Problem requirements
Starting at the top of the entries below, write out each line up to and including the one containing "var yName = 'Nominal". Leave the pictures out.

Dataset records
*-*-*

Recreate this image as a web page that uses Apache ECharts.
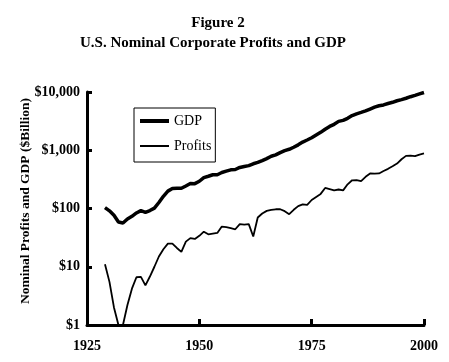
<!DOCTYPE html>
<html><head><meta charset="utf-8">
<script src="https://cdn.jsdelivr.net/npm/echarts@6/dist/echarts.min.js"></script>
<style>html,body{margin:0;padding:0;background:#fff}#c{width:449px;height:362px}</style>
</head><body><div id="c"></div>
<script>
var years = [];
for (var y = 1929; y <= 2000; y++) years.push(y);
var gdp = [103.6,91.2,76.5,58.7,56.4,66.0,73.3,83.8,91.9,86.1,92.2,101.4,126.7,161.9,198.6,219.8,223.0,222.2,244.1,269.1,267.2,293.7,339.3,358.3,379.3,380.4,414.7,437.4,461.1,467.2,506.6,526.4,544.7,585.6,617.7,663.6,719.1,787.8,832.6,910.0,984.6,1038.5,1127.1,1238.3,1382.7,1500.0,1638.3,1825.3,2030.9,2294.7,2563.3,2789.5,3128.4,3255.0,3536.7,3933.2,4220.3,4462.8,4739.5,5103.8,5484.4,5803.1,5995.9,6337.7,6657.4,7072.2,7397.7,7816.9,8304.3,8747.0,9268.4,9817.0];
var profits = [11,5.5,2.0,1,1,2.2,4.2,6.6,6.7,4.8,6.8,10,15,20,25,25,21,18,27,31,30,34,40,36,37,38,49,48,46,44,54,53,54,33,70,82,91,95,97,97,90,80,95,110,118,115,140,158,178,225,215,205,212,205,260,305,308,295,350,400,398,400,440,480,530,590,700,800,810,790,840,880];
var xTicks = [1925,1950,1975,2000];
var yTickLabels = ['$1','$10','$100','$1,000','$10,000'];
var titleText = 'Figure 2';
var subtitleText = 'U.S. Nominal Corporate Profits and GDP';
var yName = 'Nominal Profits and GDP ($Billion)';

function pairs(v){ return years.map(function(y,i){ return [y, v[i]]; }); }
var serif = 'Liberation Serif';
var chart = echarts.init(document.getElementById('c'), null, {renderer:'canvas'});
chart.setOption({
  backgroundColor:'#fff',
  animation:false,
  title:[
    {text:titleText, left:213, top:11, textAlign:'center', textStyle:{fontFamily:serif,fontWeight:'bold',fontSize:15,color:'#000'}},
    {text:subtitleText, left:208, top:31, textAlign:'center', textStyle:{fontFamily:serif,fontWeight:'bold',fontSize:15,color:'#000'}}
  ],
  graphic:[{type:'text', left:19, top:98, rotation:Math.PI/2, style:{text:yName, font:'bold 13.5px "Liberation Serif"', fill:'#000'}}],
  legend:{
    orient:'vertical', left:134, top:108,
    data:[{name:'GDP', lineStyle:{width:4, color:'#000'}}, {name:'Profits', lineStyle:{width:2, color:'#000'}}],
    backgroundColor:'#fff', borderColor:'#000', borderWidth:1, borderRadius:0,
    padding:[6,4,9,4], itemWidth:29, itemHeight:14, itemGap:11,
    itemStyle:{opacity:0},
    textStyle:{fontFamily:serif, fontSize:14, color:'#000'}
  },
  grid:{left:87, right:25, top:92, bottom:37, containLabel:false},
  xAxis:{
    type:'value', min:1925, max:2000, interval:25,
    axisLine:{lineStyle:{color:'#000', width:3}},
    axisTick:{inside:true, length:6, lineStyle:{color:'#000', width:3}},
    axisLabel:{margin:14, fontFamily:serif, fontWeight:'bold', fontSize:14, color:'#000',
      formatter:function(v){ return xTicks.indexOf(v)>=0 ? String(v) : ''; }},
    splitLine:{show:false}
  },
  yAxis:{
    type:'log', logBase:10, min:1, max:10000,
    axisLine:{show:true, lineStyle:{color:'#000', width:3}},
    axisTick:{show:true, inside:true, length:5, lineStyle:{color:'#000', width:3}},
    axisLabel:{margin:7, fontFamily:serif, fontWeight:'bold', fontSize:14, color:'#000',
      formatter:function(v){ var i=Math.round(Math.log10(v)); return yTickLabels[i]; }},
    splitLine:{show:false}
  },
  series:[
    {name:'GDP', type:'line', data:pairs(gdp), symbol:'none', lineStyle:{color:'#000', width:3.5}, itemStyle:{color:'#000'}},
    {name:'Profits', type:'line', data:pairs(profits), symbol:'none', lineStyle:{color:'#000', width:1.8}, itemStyle:{color:'#000'}}
  ]
});
</script></body></html>
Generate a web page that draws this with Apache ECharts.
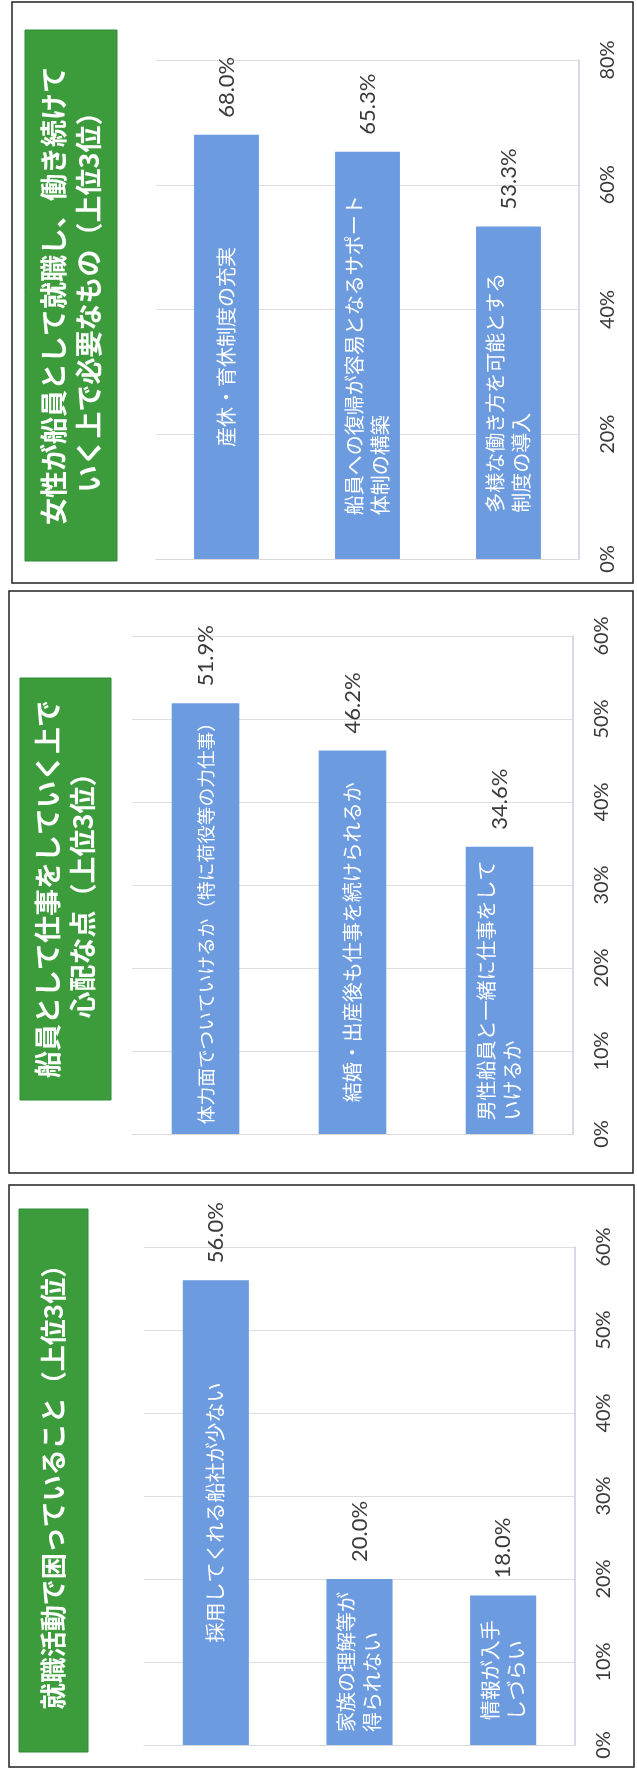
<!DOCTYPE html>
<html>
<head>
<meta charset="utf-8">
<script src="https://cdn.jsdelivr.net/npm/echarts@6/dist/echarts.min.js"></script>
<style>
html,body{margin:0;padding:0;background:#ffffff;}
#chart{width:637px;height:1775px;}
</style>
</head>
<body>
<div id="chart"></div>
<script>
// ---------- data ----------
const panel1Title = '女性が船員として就職し、働き続けて\nいく上で必要なもの（上位3位）';
const panel1Categories = ['産休・育休制度の充実', '船員への復帰が容易となるサポート\n体制の構築', '多様な働き方を可能とする\n制度の導入'];
const panel1Values = [68.0, 65.3, 53.3];
const panel1AxisMax = 80, panel1AxisStep = 20;

const panel2Title = '船員として仕事をしていく上で\n心配な点（上位3位）';
const panel2Categories = ['体力面でついていけるか（特に荷役等の力仕事）', '結婚・出産後も仕事を続けられるか', '男性船員と一緒に仕事をして\nいけるか'];
const panel2Values = [51.9, 46.2, 34.6];
const panel2AxisMax = 60, panel2AxisStep = 10;

const panel3Title = '就職活動で困っていること（上位3位）';
const panel3Categories = ['採用してくれる船社が少ない', '家族の理解等が\n得られない', '情報が入手\nしづらい'];
const panel3Values = [56.0, 20.0, 18.0];
const panel3AxisMax = 60, panel3AxisStep = 10;

// ---------- layout / style ----------
const W = 637, H = 1775;
const layout = [
  { border: [12, 2, 621, 581], box: [25, 30, 92, 531], titleSize: 27, grid: { left: 156, right: 58, top: 60, bottom: H - 559 } },
  { border: [9, 591, 624, 582], box: [20, 678, 91, 422], titleSize: 27, grid: { left: 132, right: 64, top: 636, bottom: H - 1134 } },
  { border: [9, 1185, 625, 582], box: [19, 1209, 69, 543], titleSize: 26, grid: { left: 144, right: 62, top: 1247, bottom: H - 1745 } }
];
const panels = [
  { title: panel1Title, cats: panel1Categories, vals: panel1Values, max: panel1AxisMax, step: panel1AxisStep },
  { title: panel2Title, cats: panel2Categories, vals: panel2Values, max: panel2AxisMax, step: panel2AxisStep },
  { title: panel3Title, cats: panel3Categories, vals: panel3Values, max: panel3AxisMax, step: panel3AxisStep }
];

const BAR_COLOR = '#6c9be0';
const GREEN = '#3c9c3c';
const CAT_FONT_SIZE = 20;
const CAT_FONT = '"Noto Sans CJK JP", sans-serif';
const NUM_FONT = 'Lato, "Open Sans", sans-serif';

const measureCanvas = document.createElement('canvas').getContext('2d');
function longestLine(text, size) {
  measureCanvas.font = size + 'px ' + CAT_FONT;
  return Math.max.apply(null, text.split('\n').map(l => measureCanvas.measureText(l).width));
}

const grids = [], xAxes = [], yAxes = [], series = [], graphics = [];

panels.forEach((p, i) => {
  const L = layout[i];
  grids.push(Object.assign({ containLabel: false }, L.grid));
  const gridH = H - L.grid.top - L.grid.bottom;

  xAxes.push({
    type: 'category', gridIndex: i, data: p.cats,
    axisTick: { show: false }, axisLabel: { show: false },
    axisLine: { show: true, lineStyle: { color: '#d9d9d9', width: 1 } }
  });
  yAxes.push({
    type: 'value', gridIndex: i, position: 'right', min: 0, max: p.max, interval: p.step,
    axisLine: { show: true, lineStyle: { color: '#c9cbe9', width: 1.5 } },
    axisTick: { show: false },
    splitLine: { show: true, lineStyle: { color: '#dedede', width: 1 } },
    axisLabel: {
      show: true, rotate: 90, margin: 19, align: 'center', verticalAlign: 'top',
      formatter: '{value}%', fontSize: 20, color: '#3a3a3a', fontFamily: NUM_FONT
    }
  });

  // bars with category text inside, centred along each bar (font shrinks to fit if needed)
  series.push({
    type: 'bar', xAxisIndex: i, yAxisIndex: i,
    barGap: '-100%', barCategoryGap: '54%',
    itemStyle: { color: BAR_COLOR },
    data: p.vals.map((v, k) => {
      const barLen = v / p.max * gridH;
      let size = CAT_FONT_SIZE;
      let w = longestLine(p.cats[k], size);
      if (w > barLen - 18) { size = Math.floor(size * (barLen - 18) / w * 10) / 10; w = longestLine(p.cats[k], size); }
      const d = Math.max(4, (barLen - w) / 2);
      return { value: v, label: { distance: d, fontSize: size } };
    }),
    label: {
      show: true, position: 'insideBottom', rotate: 90, align: 'left', verticalAlign: 'middle',
      formatter: prm => p.cats[prm.dataIndex],
      color: '#ffffff', fontSize: CAT_FONT_SIZE, lineHeight: 26, fontFamily: CAT_FONT
    },
    silent: true
  });
  // value labels above the bars
  series.push({
    type: 'bar', xAxisIndex: i, yAxisIndex: i,
    barGap: '-100%', barCategoryGap: '54%',
    itemStyle: { color: 'rgba(0,0,0,0)' },
    data: p.vals,
    label: {
      show: true, position: 'top', distance: 17, rotate: 90, align: 'left', verticalAlign: 'middle',
      formatter: prm => prm.value.toFixed(1) + '%',
      color: '#3a3a3a', fontSize: 22, fontFamily: NUM_FONT
    },
    silent: true
  });

  // panel frame
  graphics.push({
    type: 'rect', shape: { x: L.border[0], y: L.border[1], width: L.border[2], height: L.border[3] },
    style: { fill: 'none', stroke: '#222222', lineWidth: 1.5 }, z: 10
  });
  // green title box
  graphics.push({
    type: 'rect', shape: { x: L.box[0], y: L.box[1], width: L.box[2], height: L.box[3] },
    style: { fill: GREEN, stroke: '#2f8a36', lineWidth: 1 }, z: 10
  });
  graphics.push({
    type: 'text', x: L.box[0] + L.box[2] / 2, y: L.box[1] + L.box[3] / 2, rotation: Math.PI / 2, z: 11,
    style: {
      text: p.title, fill: '#ffffff', align: 'center', verticalAlign: 'middle',
      font: 'bold ' + L.titleSize + 'px "Noto Sans CJK JP", sans-serif', lineHeight: 35
    }
  });
});

const chart = echarts.init(document.getElementById('chart'), null, { renderer: 'canvas', width: W, height: H });
chart.setOption({
  animation: false,
  backgroundColor: '#ffffff',
  grid: grids, xAxis: xAxes, yAxis: yAxes, series: series, graphic: graphics
});
</script>
</body>
</html>
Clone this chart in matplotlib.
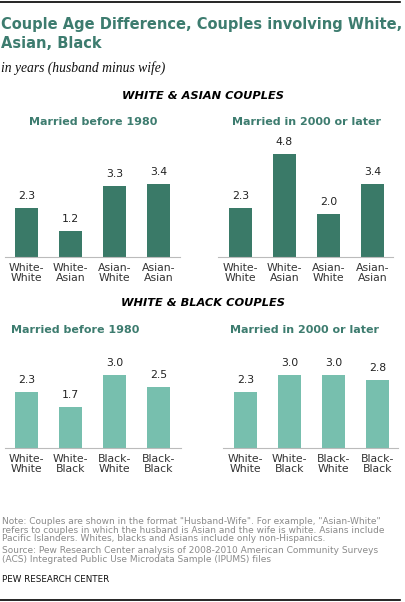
import matplotlib.pyplot as plt
from matplotlib.lines import Line2D

# data
wa_labels = ["White-\nWhite", "White-\nAsian", "Asian-\nWhite", "Asian-\nAsian"]
wa_before = [2.3, 1.2, 3.3, 3.4]
wa_after = [2.3, 4.8, 2.0, 3.4]

wb_labels = ["White-\nWhite", "White-\nBlack", "Black-\nWhite", "Black-\nBlack"]
wb_before = [2.3, 1.7, 3.0, 2.5]
wb_after = [2.3, 3.0, 3.0, 2.8]

dark = "#3a7a68"
light = "#77bfae"
teal_text = "#3d7c6f"

W, H = 405, 602
fig = plt.figure(figsize=(W / 100, H / 100), dpi=100)


def px_axes(left, right, base, height):
    # pixel coords from top-left of the image
    return fig.add_axes([left / W, (H - base) / H, (right - left) / W, height / H])


def bar_panel(ax, labels, vals, color, ymax, xlim):
    x = range(len(vals))
    ax.bar(x, vals, width=0.52, color=color)
    for i, v in zip(x, vals):
        ax.annotate(f"{v:.1f}", (i, v), xytext=(0, 5), textcoords="offset points",
                    ha="center", va="bottom", fontsize=7.8, color="#222222")
    ax.set_ylim(0, ymax)
    ax.set_xlim(*xlim)
    ax.set_yticks([])
    ax.set_xticks(list(x))
    ax.set_xticklabels(labels, fontsize=7.8, color="#333333", linespacing=1.05)
    ax.tick_params(axis="x", length=0, pad=4)
    for s in ["top", "right", "left"]:
        ax.spines[s].set_visible(False)
    ax.spines["bottom"].set_color("#bbbbbb")
    ax.spines["bottom"].set_linewidth(0.8)
    ax.patch.set_alpha(0)


ax1 = px_axes(5, 180, 257, 5 * 21.5)
bar_panel(ax1, wa_labels, wa_before, dark, 5, (-0.49, 3.49))
ax2 = px_axes(218, 393, 257, 5 * 21.5)
bar_panel(ax2, wa_labels, wa_after, dark, 5, (-0.51, 3.47))
ax3 = px_axes(5, 181, 448, 4 * 24.3)
bar_panel(ax3, wb_labels, wb_before, light, 4, (-0.49, 3.51))
ax4 = px_axes(223, 398, 448, 4 * 24.3)
bar_panel(ax4, wb_labels, wb_after, light, 4, (-0.51, 3.47))


def t(x, y, s, **kw):
    fig.text(x / W, 1 - y / H, s, **kw)


# rules at top and bottom
fig.add_artist(Line2D([0, 400 / W], [1 - 1.5 / H] * 2, color="black", lw=1.2))
fig.add_artist(Line2D([0, 400 / W], [1 - 599.5 / H] * 2, color="black", lw=1.2))

title_font = dict(fontsize=10.5, fontweight="bold", family="DejaVu Sans",
                  color=teal_text, va="center")
t(1, 25, "Couple Age Difference, Couples involving White,", **title_font)
t(1, 43, "Asian, Black", **title_font)
t(1, 68, "in years (husband minus wife)", fontsize=9.8, style="italic",
  family="Liberation Serif", color="#111111", va="center")

t(203, 96, "WHITE & ASIAN COUPLES", fontsize=8.2, fontweight="bold", style="italic",
  color="black", ha="center", va="center")
t(93, 122, "Married before 1980", fontsize=8, fontweight="bold", color=teal_text,
  ha="center", va="center")
t(306, 122, "Married in 2000 or later", fontsize=8, fontweight="bold", color=teal_text,
  ha="center", va="center")

t(203, 303, "WHITE & BLACK COUPLES", fontsize=8.2, fontweight="bold", style="italic",
  color="black", ha="center", va="center")
t(75, 330, "Married before 1980", fontsize=8, fontweight="bold", color=teal_text,
  ha="center", va="center")
t(304, 330, "Married in 2000 or later", fontsize=8, fontweight="bold", color=teal_text,
  ha="center", va="center")

note = ('Note: Couples are shown in the format "Husband-Wife". For example, "Asian-White"\n'
        'refers to couples in which the husband is Asian and the wife is white. Asians include\n'
        'Pacific Islanders. Whites, blacks and Asians include only non-Hispanics.')
t(2, 517, note, fontsize=6.5, color="#8a8a8a", va="top", linespacing=0.95)
source = ('Source: Pew Research Center analysis of 2008-2010 American Community Surveys\n'
          '(ACS) Integrated Public Use Microdata Sample (IPUMS) files')
t(2, 546, source, fontsize=6.5, color="#8a8a8a", va="top", linespacing=1.0)
t(2, 580, "PEW RESEARCH CENTER", fontsize=6.3, color="#111111", va="center")

fig.savefig("out.png", dpi=100)
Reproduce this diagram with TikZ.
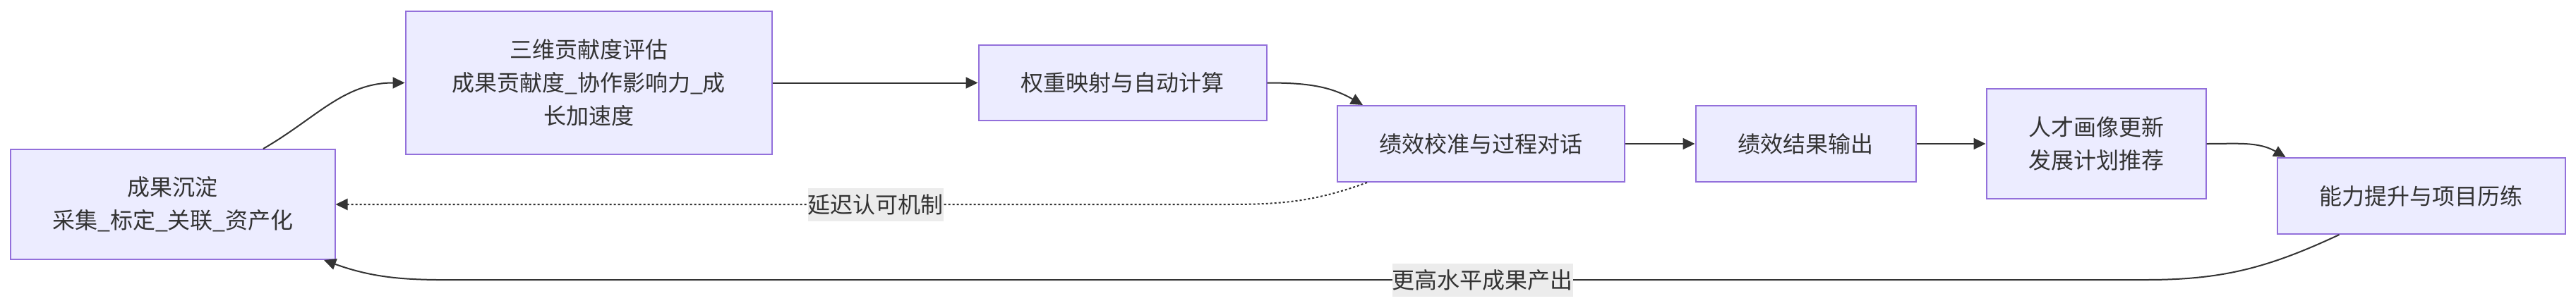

*-*-*

Result for this exercise
Recreate this image as a web page that uses Apache ECharts.
<!DOCTYPE html>
<html><head><meta charset="utf-8">
<script src="https://cdn.jsdelivr.net/npm/echarts@6/dist/echarts.min.js"></script>
<style>html,body{margin:0;padding:0;background:#fff}#c{width:449px;height:362px}</style>
</head><body><div id="c"></div>
<script>
var years = [];
for (var y = 1929; y <= 2000; y++) years.push(y);
var gdp = [103.6,91.2,76.5,58.7,56.4,66.0,73.3,83.8,91.9,86.1,92.2,101.4,126.7,161.9,198.6,219.8,223.0,222.2,244.1,269.1,267.2,293.7,339.3,358.3,379.3,380.4,414.7,437.4,461.1,467.2,506.6,526.4,544.7,585.6,617.7,663.6,719.1,787.8,832.6,910.0,984.6,1038.5,1127.1,1238.3,1382.7,1500.0,1638.3,1825.3,2030.9,2294.7,2563.3,2789.5,3128.4,3255.0,3536.7,3933.2,4220.3,4462.8,4739.5,5103.8,5484.4,5803.1,5995.9,6337.7,6657.4,7072.2,7397.7,7816.9,8304.3,8747.0,9268.4,9817.0];
var profits = [11,5.5,2.0,1,1,2.2,4.2,6.6,6.7,4.8,6.8,10,15,20,25,25,21,18,27,31,30,34,40,36,37,38,49,48,46,44,54,53,54,33,70,82,91,95,97,97,90,80,95,110,118,115,140,158,178,225,215,205,212,205,260,305,308,295,350,400,398,400,440,480,530,590,700,800,810,790,840,880];
var xTicks = [1925,1950,1975,2000];
var yTickLabels = ['$1','$10','$100','$1,000','$10,000'];
var titleText = 'Figure 2';
var subtitleText = 'U.S. Nominal Corporate Profits and GDP';
var yName = 'Nominal Profits and GDP ($Billion)';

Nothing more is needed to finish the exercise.